Agora eu não consigo imaginar como qualquer entidade que tenha apoio público poderia justificar o uso de um formato secreto para se comunicar com o público. Isso deveria ser ilegal. Na verdade, eu acho que todo o uso de Digital Restrictions Management (DRM) deveria ser ilegal. Nenhuma empresa deveria ser autorizada a fazer isso.
Há também formatos que não são secretos, mas é quase como se fossem, como, por exemplo, o Flash. O Flash realmente não é secreto, mas a Adobe continua a fazer novas versões, que são diferentes entre si, mais rápido do que qualquer um possa mantê-las e torná-las software livre, de modo que ele tem quase o mesmo efeito dos formatos secretos.
Depois, há os formatos patenteados, tais como o MP3, para áudio. É ruim distribuir áudio em formato MP3! Há software livre com suporte ao formato MP3, que pode executá-lo e gerá-lo, mas pelo fato de ser patenteado em muitos países, muitos distribuidores de software livre não se atrevem a incluir esses programas, assim se eles distribuírem o sistema GNU+Linux, seus sistemas não incluem um leitor de MP3.

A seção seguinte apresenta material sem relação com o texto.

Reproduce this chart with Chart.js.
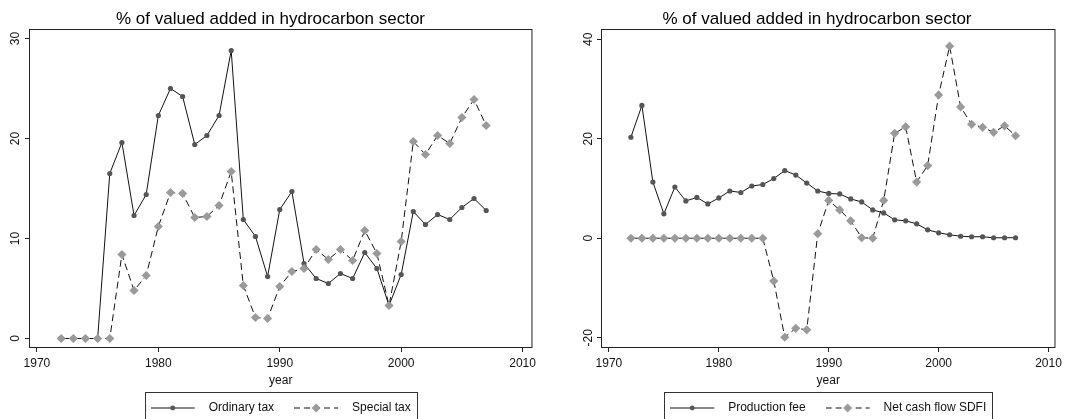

Como resultado disso, se alguém distribui alguma música em MP3 isso está colocando pressão sobre as pessoas para não usar o GNU/Linux. Claro, se você é um especialista pode encontrar um software livre e instalá-lo, mas existem muitos não-especialistas, e eles podem ver que instalaram uma versão do GNU/Linux que não tem esse software e não reproduzirão arquivos MP3, e eles podem achar que a culpa é do sistema. Eles não percebem que é culpa do formato MP3. Mas este é o fato.
Portanto, se você quer apoiar a liberdade, não distribua arquivos MP3. É por isso que eu digo, se você está gravando o meu discurso e quer distribuir cópias, não faça isso em um formato patenteado como MPEG-2 ou MPEG-4, ou MP3. Use um formato amigável ao software livre, como o formato Ogg ou WebM. E, a propósito, se você for distribuir cópias da gravação, por favor, coloque-a sob uma licença Creative Commons-No derivatives. Esta é uma declaração de minhas visões pessoais. Se fosse uma palestra para um curso, se fosse algo didático, então deveria ser livre, mas declarações de opinião são diferentes.